We've been talking a lot about what individuals bring to the table, but a lot of the factors have to do with how we live. I think stress is such a big catalyst for wanting to escape and enhance — and maybe not only stress, but the way a lack of opportunities for interesting, stimulating experiences would make something like cocaine or marijuana more compelling.
I think it's important to recognize that we have to do something about these structural, institutional factors that are contributing. And those are powerful.
Freethink: The science is tough. We're struggling. There's a lot we don't know, but what kind of societal or institutional measures can we take (now) to help ease addiction? I'm thinking doctors working more closely with opioid dependent patients to avoid withdrawal. Or decriminalization, so people go to therapy or rehab instead of prison. What can we do socially, while we're working on the scientific element, to help people who are addicted?
Judith: Well, I like both of your ideas.
It takes a long while to develop an addiction because the brain is adapting, but the brain will readapt back to a free independent state, but it takes time. And I think one thing we really have to do is get over this notion that we can send someone to detox for a few days and then hope for the best, because that is completely contrary to all the science.
People need long term interventions and support, and that has to be kind of widespread. I'm thinking back to your friend who is trying to quit smoking. I mean, maybe he needs a ride to work and-
Freethink: A new car.
Judith: A new car. Well, yeah. And less stress and just more general support. I really had a lot of support, and I think that all the neuroscience we know suggest that that's going to be very impactful.
Why is it, I wonder, that people who live in a pretty good state, relative to most of the people in the world, want to escape it?

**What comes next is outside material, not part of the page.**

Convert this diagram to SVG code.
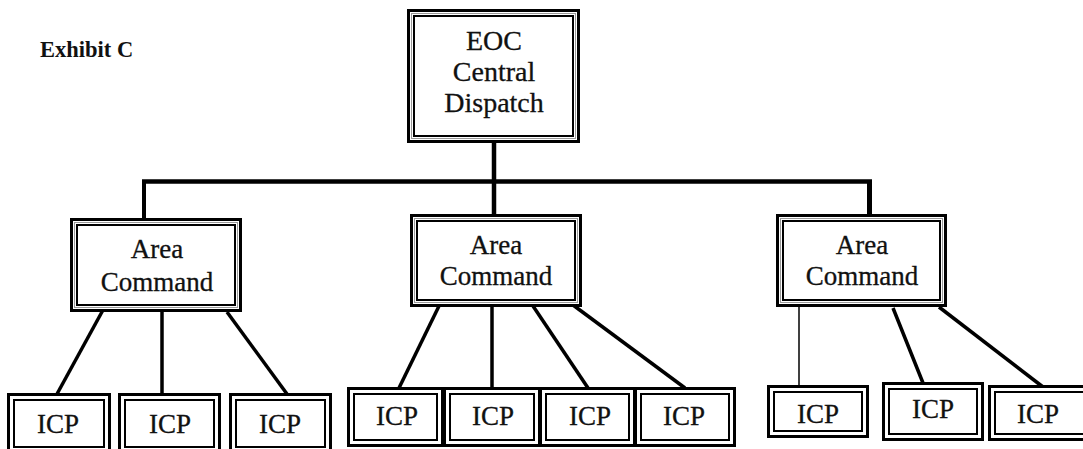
<svg xmlns="http://www.w3.org/2000/svg" width="1083" height="449" viewBox="0 0 1083 449">
<style>
.o{fill:#fff;stroke:#000;stroke-width:3}
.m{fill:none;stroke:#999;stroke-width:1}
.i{fill:none;stroke:#000;stroke-width:2}
.c{stroke:#000;stroke-width:3.5;fill:none;stroke-linecap:butt}
</style>
<rect width="1083" height="449" fill="#fff"/>
<text x="40" y="57" font-family="Liberation Serif, serif" font-weight="bold" font-size="22.5" fill="#111">Exhibit C</text>
<g id="connectors">
<line class="c" x1="494" y1="143" x2="494" y2="214" style="stroke-width:4.5"/>
<line class="c" x1="142" y1="181.5" x2="872" y2="181.5" style="stroke-width:4.5"/>
<line class="c" x1="144" y1="180" x2="144" y2="218" style="stroke-width:4"/>
<line class="c" x1="869.5" y1="180" x2="869.5" y2="214" style="stroke-width:5"/>
<line class="c" x1="103" y1="310" x2="57" y2="394"/>
<line class="c" x1="162" y1="311" x2="162" y2="394"/>
<line class="c" x1="227" y1="312" x2="287" y2="394"/>
<line class="c" x1="439" y1="306" x2="399" y2="388"/>
<line class="c" x1="492" y1="306" x2="492" y2="388"/>
<line class="c" x1="533" y1="306" x2="588" y2="388"/>
<line class="c" x1="573" y1="305" x2="685" y2="388"/>
<line class="c" x1="799" y1="305" x2="799" y2="386" style="stroke-width:1.5"/>
<line class="c" x1="893" y1="308" x2="923" y2="383"/>
<line class="c" x1="939" y1="307" x2="1043" y2="387"/>
</g>
<g font-family="Liberation Serif, serif" font-size="27" fill="#111" stroke="#111" stroke-width="0.3" text-anchor="middle">
<g id="eoc">
<rect class="o" x="408.5" y="10.5" width="170" height="131"/>
<rect class="m" x="411.5" y="13.5" width="164" height="125"/>
<rect class="i" x="414" y="16" width="159" height="120"/>
<text x="494" y="50" font-size="28">EOC</text>
<text x="494" y="81" font-size="28">Central</text>
<text x="494" y="112" font-size="28">Dispatch</text>
</g>
<g id="area1">
<rect class="o" x="71.5" y="219.5" width="169" height="91"/>
<rect class="m" x="74.5" y="222.5" width="163" height="85"/>
<rect class="i" x="77" y="225" width="158" height="80"/>
<text x="157" y="258">Area</text>
<text x="157" y="291">Command</text>
</g>
<g id="area2">
<rect class="o" x="411.5" y="215.5" width="169" height="90"/>
<rect class="m" x="414.5" y="218.5" width="163" height="84"/>
<rect class="i" x="417" y="221" width="158" height="79"/>
<text x="496" y="254">Area</text>
<text x="496" y="285">Command</text>
</g>
<g id="area3">
<rect class="o" x="777.5" y="215.5" width="168" height="90"/>
<rect class="m" x="780.5" y="218.5" width="162" height="84"/>
<rect class="i" x="783" y="221" width="157" height="79"/>
<text x="862" y="254">Area</text>
<text x="862" y="285">Command</text>
</g>
<g id="icp1">
<rect class="o" x="8.5" y="394.5" width="101" height="58"/>
<rect class="i" x="14" y="400" width="90" height="47"/>
<text x="58" y="433">ICP</text>
</g>
<g id="icp2">
<rect class="o" x="119.5" y="394.5" width="100" height="58"/>
<rect class="i" x="125" y="400" width="89" height="47"/>
<text x="170" y="433">ICP</text>
</g>
<g id="icp3">
<rect class="o" x="230.5" y="394.5" width="100" height="58"/>
<rect class="i" x="236" y="400" width="89" height="47"/>
<text x="280" y="433">ICP</text>
</g>
<g id="icp4">
<rect class="o" x="348.5" y="388.5" width="94" height="57"/>
<rect class="i" x="354" y="394" width="83" height="46"/>
<text x="397" y="425">ICP</text>
</g>
<g id="icp5">
<rect class="o" x="444.5" y="388.5" width="95" height="57"/>
<rect class="i" x="450" y="394" width="84" height="46"/>
<text x="493" y="425">ICP</text>
</g>
<g id="icp6">
<rect class="o" x="540.5" y="388.5" width="94" height="57"/>
<rect class="i" x="546" y="394" width="83" height="46"/>
<text x="590" y="425">ICP</text>
</g>
<g id="icp7">
<rect class="o" x="635.5" y="388.5" width="99" height="57"/>
<rect class="i" x="641" y="394" width="88" height="46"/>
<text x="684" y="425">ICP</text>
</g>
<g id="icp8">
<rect class="o" x="768.5" y="386.5" width="99" height="50"/>
<rect class="i" x="774" y="392" width="88" height="39"/>
<text x="818" y="423">ICP</text>
</g>
<g id="icp9">
<rect class="o" x="883.5" y="383.5" width="99" height="56"/>
<rect class="i" x="889" y="389" width="88" height="45"/>
<text x="933" y="418">ICP</text>
</g>
<g id="icp10">
<rect class="o" x="989.5" y="386.5" width="100" height="53"/>
<rect class="i" x="995" y="392" width="90" height="42"/>
<text x="1038" y="423">ICP</text>
</g>
</g>
</svg>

Want to change it to such a degree that they're willing to give up so much? And I think looking at the drive to be intoxicated is really important.
I think part of it is natural, but part of it is not, and certainly the self-destructive part is not natural. We're living with a lot of anxiety disorders, a lot of depressive disorders, a lot of addictive disorders.
I mean those things are statistically normal. And why is that? It's not in our evolutionary interest. I don't think it's something that we evolved to have, a lot of anxious, depressed, addicted people. I think that we have them because we have a biological vulnerability, for reasons that we've talked about a little bit, and the context is kind of fostering those things.
“It takes a long while to develop an addiction because the brain is adapting, but the brain will readapt back to a free independent state, but it takes time.”
So it's a mistake to focus on the individual, not on the context, if the changes that we need to make are broad.
Freethink: So it seems like just because our scientific understanding isn't complete, it doesn't mean that we can't make societal changes to help people who are addicted or to even sort of minimize addiction. Right?
Judith: Oh, David, I think that is where, yes, I really came down. I think I was hoping for this easy brain switch, or even switches, that I could find. And I think now that the low hanging fruit is actually in ... it's not easy, but I think the most impactful interventions are not going to be, at least for the near future, biological.
Freethink: There's just too much we don't know.
Judith: And too much we do know. We may know the things that help: social support, time, attention.